- **Provided material**

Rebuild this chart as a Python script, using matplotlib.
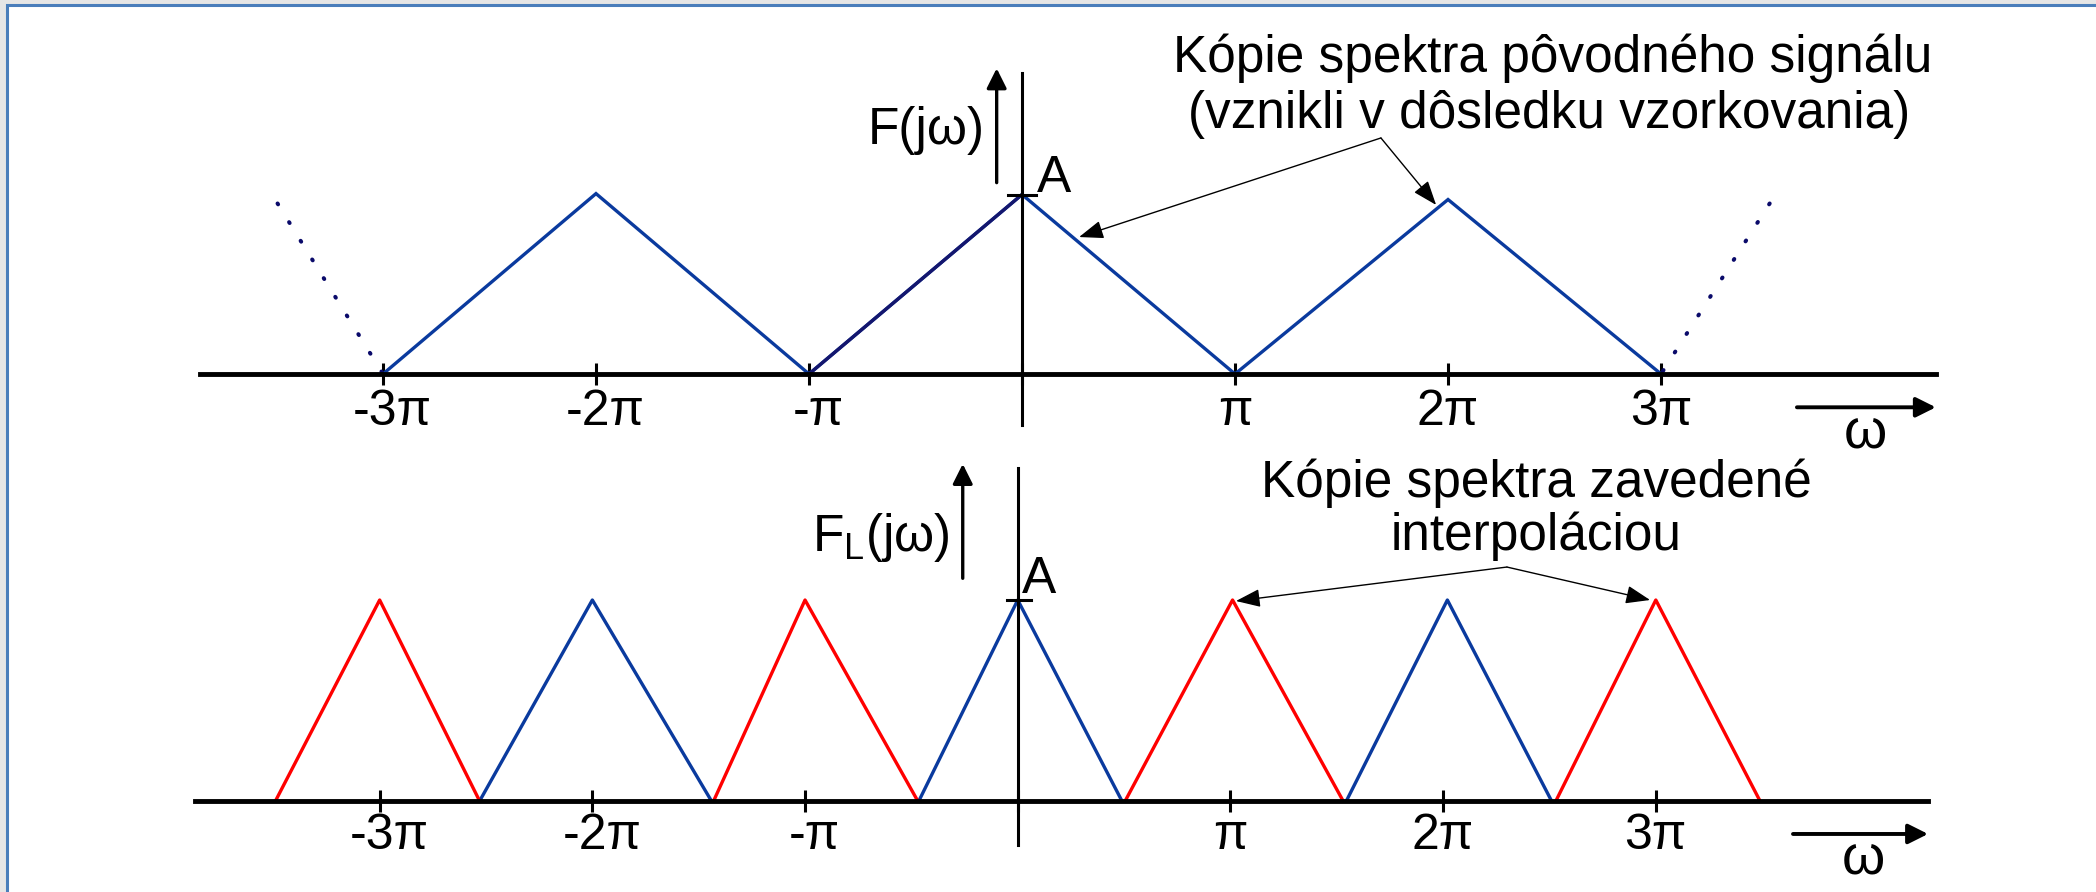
import matplotlib
matplotlib.use("Agg")
import matplotlib.pyplot as plt
from matplotlib.patches import Rectangle, ArrowStyle

plt.rcParams['font.family'] = ['Liberation Sans', 'DejaVu Sans']
plt.rcParams['mathtext.fontset'] = 'custom'
plt.rcParams['mathtext.rm'] = 'Liberation Sans'
plt.rcParams['mathtext.it'] = 'Liberation Sans:italic'
plt.rcParams['mathtext.bf'] = 'Liberation Sans:bold'

# ---- data (omega in units of pi, magnitude in units of A) ----
# spectrum of the sampled signal: periodic triangles
sampled_omega = [-3, -2, -1, 0, 1, 2, 3]
sampled_F = [0, 1.005, 0, 1.0, 0, 0.972, 0]
# dotted continuation outside +-3pi
tail_left_omega = [-3.495, -3.0]
tail_left_F = [0.95, 0.0]
tail_right_omega = [3.51, 3.0]
tail_right_F = [0.95, 0.0]

# spectrum after interpolation: original copies (blue) and new copies (red)
blue_left = [-2.53, -0.465, 1.545]
blue_peak = [-2.0, 0.0, 2.02]
blue_right = [-1.44, 0.49, 2.51]
red_left = [-3.49, -1.43, 0.505, 2.53]
red_peak = [-3.0, -1.0, 1.01, 3.0]
red_right = [-2.53, -0.47, 1.53, 3.49]
peak_value = 1.0

tick_values = [-3, -2, -1, 0, 1, 2, 3]
tick_labels = ['-3π', '-2π', '-π', '', 'π', '2π', '3π']

BLUE = '#0a3a9e'
NAVY = '#14166e'
DOT = '#0a0a6a'
RED = '#ff0000'
FS = 37
FS_TICK = 36

W, H = 2096, 892
fig = plt.figure(figsize=(W / 100, H / 100), dpi=100)
fig.patch.set_facecolor('#e6e6e6')
fig.add_artist(Rectangle((6.7 / W, -0.1), 1.2, (H - 5.3) / H + 0.1,
                         transform=fig.transFigure, facecolor='white',
                         edgecolor='#4a7ebb', lw=2.2, zorder=-10))

ax_top = fig.add_axes([0, 0.5, 1, 0.5])
ax_top.set_xlim(-4.798, 5.042)
ax_top.set_ylim(-0.4011, 2.0836)
ax_bot = fig.add_axes([0, 0, 1, 0.5])
ax_bot.set_xlim(-4.785, 5.0696)
ax_bot.set_ylim(-0.4527, 1.7662)

big_head = ArrowStyle('-|>', head_length=0.6, head_width=0.3)
thin_head = ArrowStyle('-|>', head_length=0.75, head_width=0.28)


def arrow(ax, start, end, style, lw):
    ax.annotate('', xy=end, xytext=start,
                arrowprops=dict(arrowstyle=style, mutation_scale=20, lw=lw,
                                color='black', shrinkA=0, shrinkB=0))


def frame_axis(ax, lo, hi, label_drop):
    ax.patch.set_visible(False)
    for s in ('top', 'left', 'right'):
        ax.spines[s].set_visible(False)
    sp = ax.spines['bottom']
    sp.set_position(('data', 0))
    sp.set_bounds(lo, hi)
    sp.set_linewidth(3.5)
    ax.set_yticks([])
    ax.set_xticks(tick_values)
    ax.tick_params(axis='x', direction='inout', length=16, width=2.2,
                   labelbottom=False)
    for t, lab in zip(tick_values, tick_labels):
        dx = 7 if lab.startswith('-') else 0
        ax.annotate(lab, xy=(t, 0), xytext=(dx, -label_drop),
                    textcoords='offset points', ha='center', va='baseline',
                    fontsize=FS_TICK)


# ---- top panel: sampled signal spectrum ----
frame_axis(ax_top, -3.86, 4.29, 36.7)
ax_top.plot(sampled_omega, sampled_F, color=BLUE, lw=2.4, solid_joinstyle='miter')
ax_top.plot(sampled_omega[2:4], sampled_F[2:4], color=NAVY, lw=2.4)
for xs, ys in ((tail_left_omega, tail_left_F), (tail_right_omega, tail_right_F)):
    ax_top.plot(xs, ys, color=DOT, lw=2.9, linestyle=(0, (0.25, 5.2)),
                dash_capstyle='round')

ax_top.plot([0, 0], [-0.284, 1.679], color='black', lw=2.2)
ax_top.plot([-0.066, 0.066], [1, 1], color='black', lw=2.2)
arrow(ax_top, (-0.119, 1.066), (-0.119, 1.703), big_head, 2.4)
ax_top.text(-0.174, 1.280, 'F(jω)', ha='right', va='baseline', fontsize=FS)
ax_top.text(0.069, 1.016, 'A', ha='left', va='baseline', fontsize=FS)

ax_top.text(2.493, 1.684, 'Kópie spektra pôvodného signálu', ha='center',
            va='baseline', fontsize=FS)
ax_top.text(2.473, 1.369, '(vznikli v dôsledku vzorkovania)', ha='center',
            va='baseline', fontsize=FS)
for tip in ((0.268, 0.763), (1.944, 0.942)):
    arrow(ax_top, (1.685, 1.315), tip, thin_head, 1.0)

arrow(ax_top, (3.638, -0.1855), (4.29, -0.1855), big_head, 2.8)
ax_top.text(3.958, -0.414, 'ω', ha='center', va='baseline', fontsize=FS + 3)

# ---- bottom panel: spectrum after interpolation ----
frame_axis(ax_bot, -3.868, 4.278, 34.6)
for l, p, r in zip(blue_left, blue_peak, blue_right):
    ax_bot.plot([l, p, r], [0, peak_value, 0], color=BLUE, lw=2.4)
for l, p, r in zip(red_left, red_peak, red_right):
    ax_bot.plot([l, p, r], [0, peak_value, 0], color=RED, lw=2.4)

ax_bot.plot([0, 0], [-0.219, 1.655], color='black', lw=2.2)
ax_bot.plot([-0.049, 0.0625], [1, 1], color='black', lw=2.2)
arrow(ax_bot, (-0.2586, 1.108), (-0.2586, 1.677), big_head, 2.4)
ax_bot.text(-0.318, 1.244, r'F$_{\mathrm{L}}$(jω)', ha='right', va='baseline',
            fontsize=FS)
ax_bot.text(0.019, 1.036, 'A', ha='left', va='baseline', fontsize=FS)

ax_bot.text(2.439, 1.512, 'Kópie spektra zavedené', ha='center',
            va='baseline', fontsize=FS)
ax_bot.text(2.437, 1.247, 'interpoláciou', ha='center', va='baseline',
            fontsize=FS)
for tip in ((1.026, 0.995), (2.973, 1.0)):
    arrow(ax_bot, (2.300, 1.164), tip, thin_head, 1.0)

arrow(ax_bot, (3.645, -0.164), (4.28, -0.164), big_head, 2.8)
ax_bot.text(3.974, -0.368, 'ω', ha='center', va='baseline', fontsize=FS + 3)

fig.savefig('out.png', dpi=100, facecolor=fig.get_facecolor())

- **Objective**
Output exactly the span of lines from the top of the listing through the line holding "ax_bot.set_ylim(-0.4527, 1.7662)", and leave every picture out.

- **The output**
Rebuild this chart as a Python script, using matplotlib.
import matplotlib
matplotlib.use("Agg")
import matplotlib.pyplot as plt
from matplotlib.patches import Rectangle, ArrowStyle

plt.rcParams['font.family'] = ['Liberation Sans', 'DejaVu Sans']
plt.rcParams['mathtext.fontset'] = 'custom'
plt.rcParams['mathtext.rm'] = 'Liberation Sans'
plt.rcParams['mathtext.it'] = 'Liberation Sans:italic'
plt.rcParams['mathtext.bf'] = 'Liberation Sans:bold'

# ---- data (omega in units of pi, magnitude in units of A) ----
# spectrum of the sampled signal: periodic triangles
sampled_omega = [-3, -2, -1, 0, 1, 2, 3]
sampled_F = [0, 1.005, 0, 1.0, 0, 0.972, 0]
# dotted continuation outside +-3pi
tail_left_omega = [-3.495, -3.0]
tail_left_F = [0.95, 0.0]
tail_right_omega = [3.51, 3.0]
tail_right_F = [0.95, 0.0]

# spectrum after interpolation: original copies (blue) and new copies (red)
blue_left = [-2.53, -0.465, 1.545]
blue_peak = [-2.0, 0.0, 2.02]
blue_right = [-1.44, 0.49, 2.51]
red_left = [-3.49, -1.43, 0.505, 2.53]
red_peak = [-3.0, -1.0, 1.01, 3.0]
red_right = [-2.53, -0.47, 1.53, 3.49]
peak_value = 1.0

tick_values = [-3, -2, -1, 0, 1, 2, 3]
tick_labels = ['-3π', '-2π', '-π', '', 'π', '2π', '3π']

BLUE = '#0a3a9e'
NAVY = '#14166e'
DOT = '#0a0a6a'
RED = '#ff0000'
FS = 37
FS_TICK = 36

W, H = 2096, 892
fig = plt.figure(figsize=(W / 100, H / 100), dpi=100)
fig.patch.set_facecolor('#e6e6e6')
fig.add_artist(Rectangle((6.7 / W, -0.1), 1.2, (H - 5.3) / H + 0.1,
                         transform=fig.transFigure, facecolor='white',
                         edgecolor='#4a7ebb', lw=2.2, zorder=-10))

ax_top = fig.add_axes([0, 0.5, 1, 0.5])
ax_top.set_xlim(-4.798, 5.042)
ax_top.set_ylim(-0.4011, 2.0836)
ax_bot = fig.add_axes([0, 0, 1, 0.5])
ax_bot.set_xlim(-4.785, 5.0696)
ax_bot.set_ylim(-0.4527, 1.7662)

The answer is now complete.